# [Exercise aim]
Your task is to give the listing below back word for word, pictures excluded.

***** Provided material *****

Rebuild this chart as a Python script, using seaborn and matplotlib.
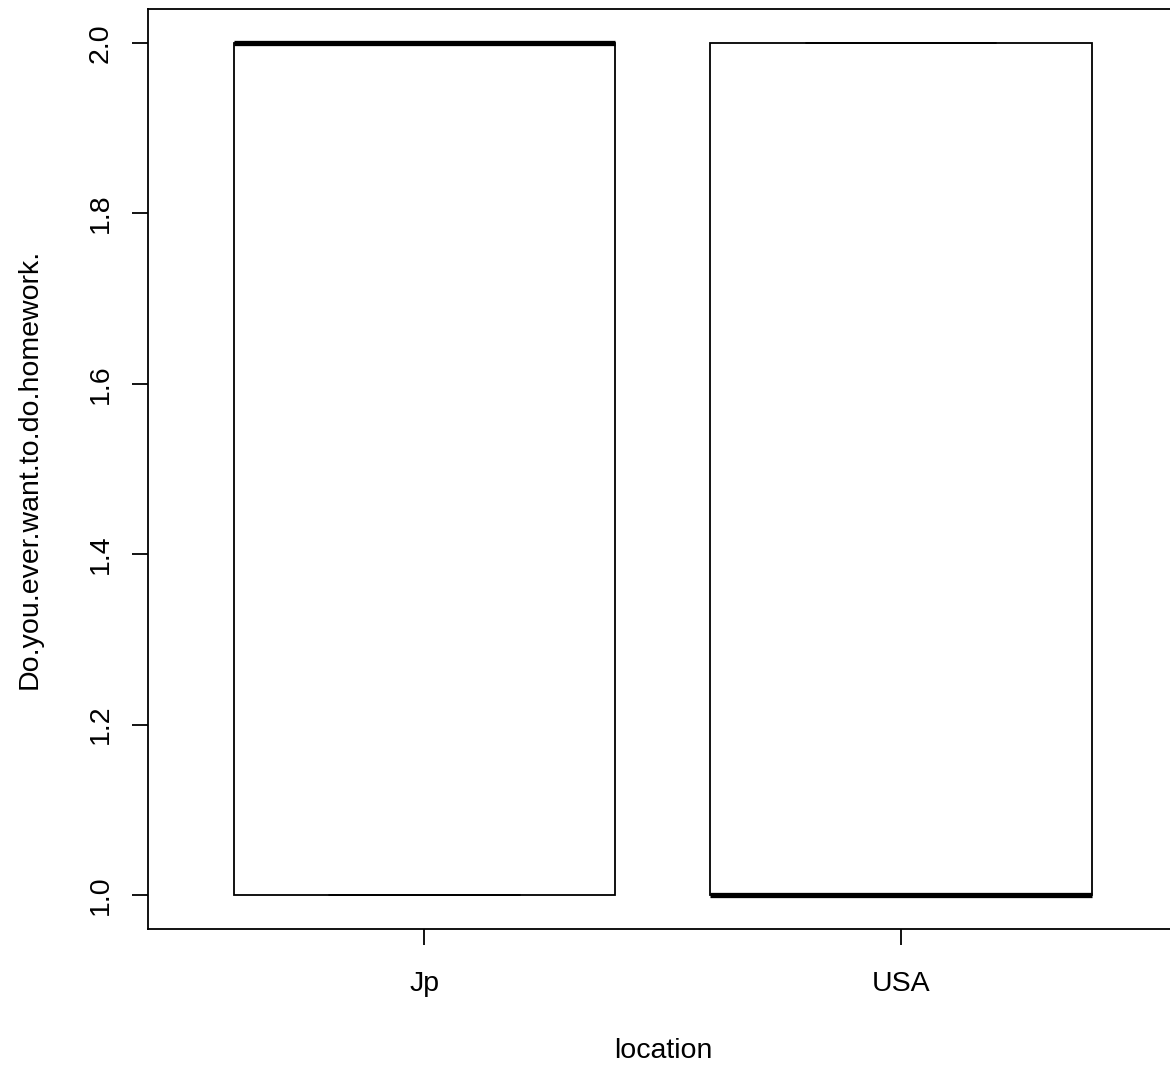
import matplotlib
matplotlib.use("Agg")
import matplotlib.pyplot as plt
import seaborn as sns
import pandas as pd

# Survey responses (1 = yes, 2 = no) by location
locations = ["Jp", "USA"]
jp_answers = [1, 1, 2, 2, 2]
usa_answers = [1, 1, 1, 2, 2]
y_ticks = [1.0, 1.2, 1.4, 1.6, 1.8, 2.0]
y_tick_labels = ["1.0", "1.2", "1.4", "1.6", "1.8", "2.0"]

df = pd.DataFrame({
    "location": ["Jp"] * len(jp_answers) + ["USA"] * len(usa_answers),
    "Do.you.ever.want.to.do.homework.": jp_answers + usa_answers,
})

sns.set_style("ticks")
plt.rcParams["font.family"] = ["Liberation Sans", "DejaVu Sans"]

W, H = 1170, 1075
fig = plt.figure(figsize=(W / 100, H / 100), dpi=100)
ax = fig.add_axes([148 / W, 1 - 929 / H, (1177.5 - 148) / W, (929 - 9) / H])

lw = 1.3
sns.boxplot(
    data=df, x="location", y="Do.you.ever.want.to.do.homework.",
    order=locations, ax=ax, width=0.8, color="white", linecolor="black",
    linewidth=lw, fliersize=0,
    boxprops={"facecolor": "white", "edgecolor": "black", "linewidth": lw},
    medianprops={"color": "black", "linewidth": 3.8, "solid_capstyle": "butt"},
    whiskerprops={"color": "black", "linewidth": lw},
    capprops={"color": "black", "linewidth": lw},
)

ax.set_xlim(-0.58, 1.58)
ax.set_ylim(0.96, 2.04)
ax.set_yticks(y_ticks, labels=y_tick_labels, rotation=90, va="center")

for side in ["left", "right", "top", "bottom"]:
    ax.spines[side].set_visible(True)
    ax.spines[side].set_linewidth(lw)
    ax.spines[side].set_color("black")

fs = 20.5
ax.tick_params(axis="both", direction="out", length=11.5, width=lw,
               color="black", labelsize=fs, labelcolor="black")
ax.tick_params(axis="y", pad=13)
ax.tick_params(axis="x", pad=19)

ax.set_xlabel("location", fontsize=fs, color="black")
ax.set_ylabel("Do.you.ever.want.to.do.homework.", fontsize=fs, color="black")
ax.xaxis.set_label_coords(663 / W, 1 - 1038 / H, transform=fig.transFigure)
ax.yaxis.set_label_coords(43 / W, 1 - 469 / H, transform=fig.transFigure)

fig.savefig("out.png", dpi=100, facecolor="white")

*****

# [Exercise answer]
Rebuild this chart as a Python script, using seaborn and matplotlib.
import matplotlib
matplotlib.use("Agg")
import matplotlib.pyplot as plt
import seaborn as sns
import pandas as pd

# Survey responses (1 = yes, 2 = no) by location
locations = ["Jp", "USA"]
jp_answers = [1, 1, 2, 2, 2]
usa_answers = [1, 1, 1, 2, 2]
y_ticks = [1.0, 1.2, 1.4, 1.6, 1.8, 2.0]
y_tick_labels = ["1.0", "1.2", "1.4", "1.6", "1.8", "2.0"]

df = pd.DataFrame({
    "location": ["Jp"] * len(jp_answers) + ["USA"] * len(usa_answers),
    "Do.you.ever.want.to.do.homework.": jp_answers + usa_answers,
})

sns.set_style("ticks")
plt.rcParams["font.family"] = ["Liberation Sans", "DejaVu Sans"]

W, H = 1170, 1075
fig = plt.figure(figsize=(W / 100, H / 100), dpi=100)
ax = fig.add_axes([148 / W, 1 - 929 / H, (1177.5 - 148) / W, (929 - 9) / H])

lw = 1.3
sns.boxplot(
    data=df, x="location", y="Do.you.ever.want.to.do.homework.",
    order=locations, ax=ax, width=0.8, color="white", linecolor="black",
    linewidth=lw, fliersize=0,
    boxprops={"facecolor": "white", "edgecolor": "black", "linewidth": lw},
    medianprops={"color": "black", "linewidth": 3.8, "solid_capstyle": "butt"},
    whiskerprops={"color": "black", "linewidth": lw},
    capprops={"color": "black", "linewidth": lw},
)

ax.set_xlim(-0.58, 1.58)
ax.set_ylim(0.96, 2.04)
ax.set_yticks(y_ticks, labels=y_tick_labels, rotation=90, va="center")

for side in ["left", "right", "top", "bottom"]:
    ax.spines[side].set_visible(True)
    ax.spines[side].set_linewidth(lw)
    ax.spines[side].set_color("black")

fs = 20.5
ax.tick_params(axis="both", direction="out", length=11.5, width=lw,
               color="black", labelsize=fs, labelcolor="black")
ax.tick_params(axis="y", pad=13)
ax.tick_params(axis="x", pad=19)

ax.set_xlabel("location", fontsize=fs, color="black")
ax.set_ylabel("Do.you.ever.want.to.do.homework.", fontsize=fs, color="black")
ax.xaxis.set_label_coords(663 / W, 1 - 1038 / H, transform=fig.transFigure)
ax.yaxis.set_label_coords(43 / W, 1 - 469 / H, transform=fig.transFigure)

fig.savefig("out.png", dpi=100, facecolor="white")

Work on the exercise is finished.